Workaround for extracting document titles from a column with full “references” data



I would appreciate help to find a workaround for extracting document titles from a column with full “references” data. By full “references” I mean the following structure:


author(s), title, journal


The different references are in the same row DELIMITED by ;


author a, TITLE AAAA: AAAA, journal XXXX; author b, author c, TITLE BBBB: BBBBB, journal YYYYY.

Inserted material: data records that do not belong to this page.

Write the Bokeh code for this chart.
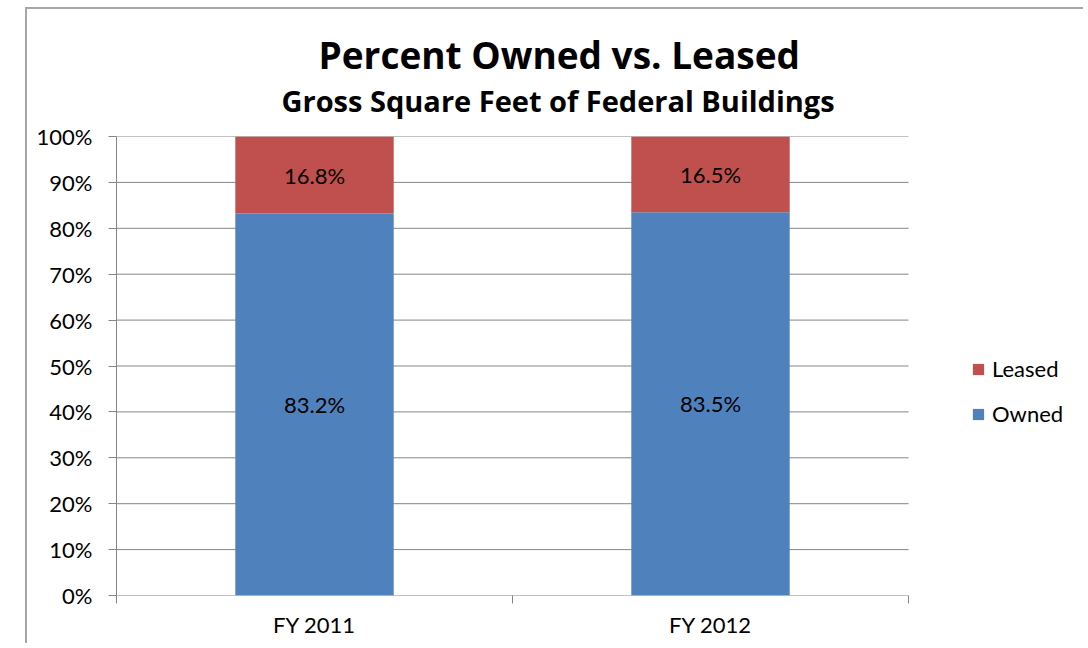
from bokeh.plotting import figure
from bokeh.models import (Range1d, FixedTicker, NumeralTickFormatter, Title, Legend,
                          LegendItem, ColumnDataSource)
from bokeh.core.properties import value
from bokeh.embed import file_html
from bokeh.resources import INLINE

categories = ["FY 2011", "FY 2012"]
owned = [83.2, 83.5]
leased = [16.8, 16.5]
y_ticks = [0, 10, 20, 30, 40, 50, 60, 70, 80, 90, 100]

FONT = "Lato"
TFONT = "Open Sans"
RED = "#C0504D"
BLUE = "#4F81BD"
GRID = "#868686"

# layout (pixels inside the canvas)
W, H = 1058, 636
LEFT, TOP, BOTTOM = 89, 127, 50
DATA_PX = 792          # width of the category area
FRAME_PX = W - LEFT    # frame runs to the right edge so the legend is not clipped
n = len(categories)
x_end = n * FRAME_PX / DATA_PX

xc = [i + 0.5 for i in range(n)]
src = ColumnDataSource(dict(
    x=xc,
    owned_top=[o / 100 for o in owned],
    leased_top=[(o + l) / 100 for o, l in zip(owned, leased)],
    owned_mid=[o / 200 for o in owned],
    leased_mid=[(o + l / 2) / 100 for o, l in zip(owned, leased)],
    owned_txt=[f"{o:.1f}%" for o in owned],
    leased_txt=[f"{l:.1f}%" for l in leased],
))
grid_src = ColumnDataSource(dict(
    x0=[0] * len(y_ticks), x1=[n] * len(y_ticks), y=[t / 100 for t in y_ticks]))

p = figure(width=W, height=H, output_backend="svg", toolbar_location=None,
           x_range=Range1d(0, x_end), y_range=Range1d(0, 1),
           min_border_left=LEFT, min_border_right=0, min_border_top=TOP,
           min_border_bottom=BOTTOM)
p.margin = (7, 0, 0, 25)
p.styles = {"border-left": "2px solid #a6a6a6", "border-top": "2px solid #a6a6a6"}
p.outline_line_color = None
p.background_fill_color = "white"
p.border_fill_color = "white"

# gridlines only across the category area
p.segment(x0="x0", x1="x1", y0="y", y1="y", source=grid_src,
          line_color=GRID, line_width=1)

r_own = p.vbar(x="x", width=0.4, bottom=0, top="owned_top", source=src,
               fill_color=BLUE, line_color=None)
r_lea = p.vbar(x="x", width=0.4, bottom="owned_top", top="leased_top", source=src,
               fill_color=RED, line_color=None)

p.text(x="x", y="owned_mid", text="owned_txt", source=src, text_align="center",
       text_baseline="middle", text_font=value(FONT), text_font_size="22px",
       text_color="black")
p.text(x="x", y="leased_mid", text="leased_txt", source=src, text_align="center",
       text_baseline="middle", text_font=value(FONT), text_font_size="22px",
       text_color="black")

# axes
yax = p.yaxis[0]
yax.ticker = FixedTicker(ticks=[t / 100 for t in y_ticks])
yax.formatter = NumeralTickFormatter(format="0%")
yax.axis_line_color = GRID
yax.major_tick_line_color = GRID
yax.major_tick_out = 8
yax.major_tick_in = 0
yax.minor_tick_line_color = None
yax.major_label_text_font = FONT
yax.major_label_text_font_size = "22px"
yax.major_label_text_color = "black"
yax.major_label_standoff = 16

xax = p.xaxis[0]
xax.ticker = FixedTicker(ticks=xc, minor_ticks=list(range(n + 1)))
xax.major_label_overrides = {x: c for x, c in zip(xc, categories)}
xax.axis_line_color = None
xax.major_tick_line_color = None
xax.major_tick_out = 0
xax.major_tick_in = 0
xax.minor_tick_line_color = GRID
xax.minor_tick_out = 8
xax.minor_tick_in = 0
xax.major_label_text_font = FONT
xax.major_label_text_font_size = "22px"
xax.major_label_text_color = "black"
xax.major_label_standoff = 7

p.xgrid.grid_line_color = None
p.ygrid.grid_line_color = None

# titles, left-aligned with offsets so that they are centred on the chart (x ~ 557)
sub = Title(text="Gross Square Feet of Federal Buildings", align="left",
            offset=165, text_font=TFONT, text_font_size="29px",
            text_font_style="bold", text_color="black", standoff=33)
main = Title(text="Percent Owned vs. Leased", align="left", offset=202,
             text_font=TFONT, text_font_size="37px", text_font_style="bold",
             text_color="black", standoff=-35)
p.add_layout(sub, "above")
p.add_layout(main, "above")

legend = Legend(items=[LegendItem(label="Leased", renderers=[r_lea]),
                       LegendItem(label="Owned", renderers=[r_own])],
                location=(855, 168), padding=0, margin=0, spacing=18,
                glyph_width=14, glyph_height=14, label_standoff=7,
                label_text_font=FONT, label_text_font_size="22px",
                label_text_color="black", border_line_color=None,
                background_fill_alpha=0)
p.add_layout(legend, "center")

open("out.html", "w").write(file_html(p, INLINE))
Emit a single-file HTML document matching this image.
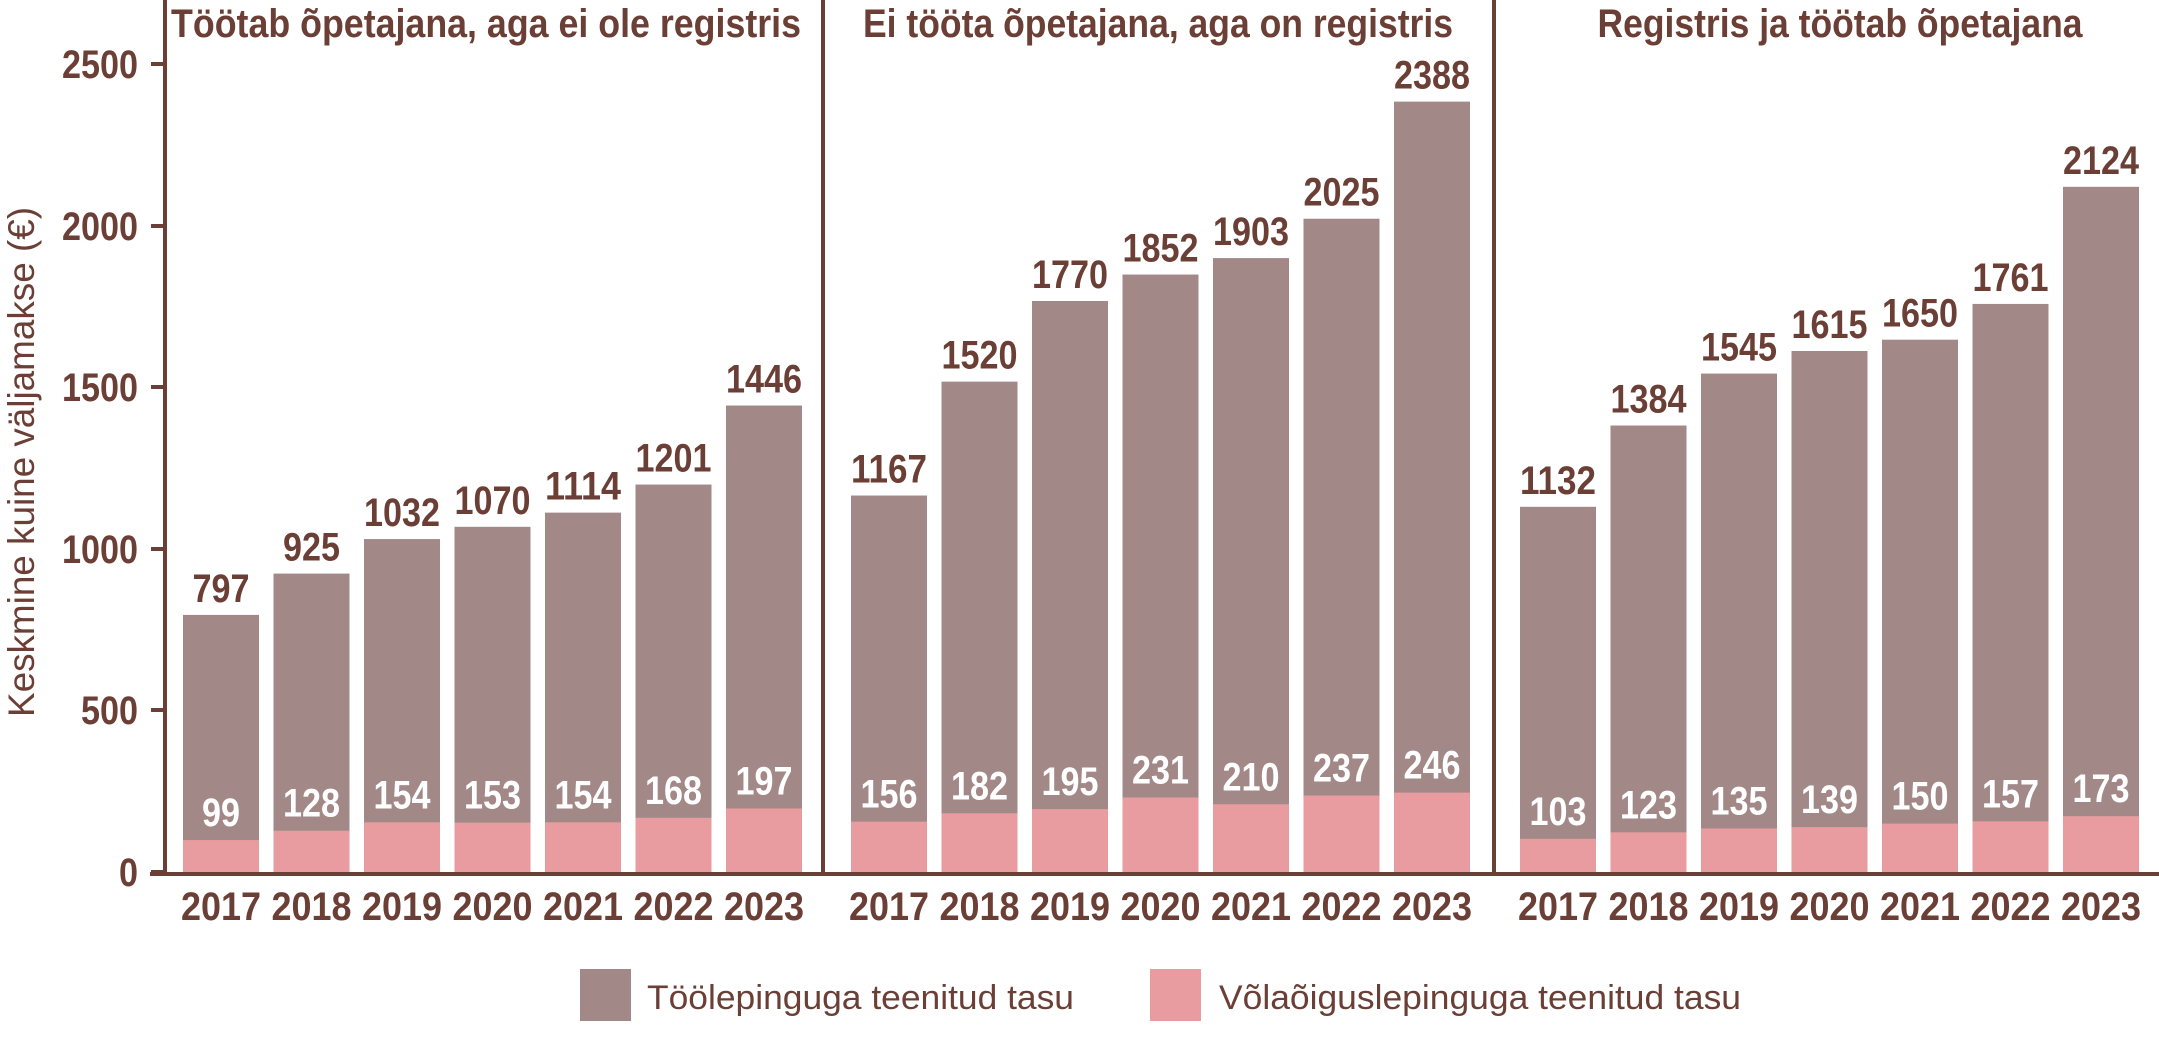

I’ve attached a workflow in which I am able to split, group and count the references, but not to extract just the title. The desirable output would be:

               Title                               Count

Row1=> TITLE AAAA: AAAA           2

Row2=> TITLE BBBB: BBBBB         1


My point with extract the title is that in the real data, even same author can appear with different names (e.g. Silva C.E., Silva CE) or the journal name can appear complete name or abbreviated. So it would be impossible to count the references in a larger dataset. Extracting just the title would allow the counting.



I thought that a workaround could be to `find a sequence of strings between commas being bigger than 5 words or 25 letters  (including spaces and colons since this pontuation exists in the titles) `. Since the authors` names tends to be smaller than 10 they would be ignored. Other point is that the extraction should stop after the FIRST sequence of strings be found because other big sequences (e.g. journal names) could appear after the title.  


Maybe there is a better logic than that.


Many thanks in advance!



Hi Cadu,


with the JavaSnippet node and some substring operations it is possible to extract the title beginning with "title" and ending with "," as well as the authors. As you described can the title be grouped and counted.


Attached you find an example workflow with a configured JavaSnippet node, extracting titles and authors.


Cheers, Kilian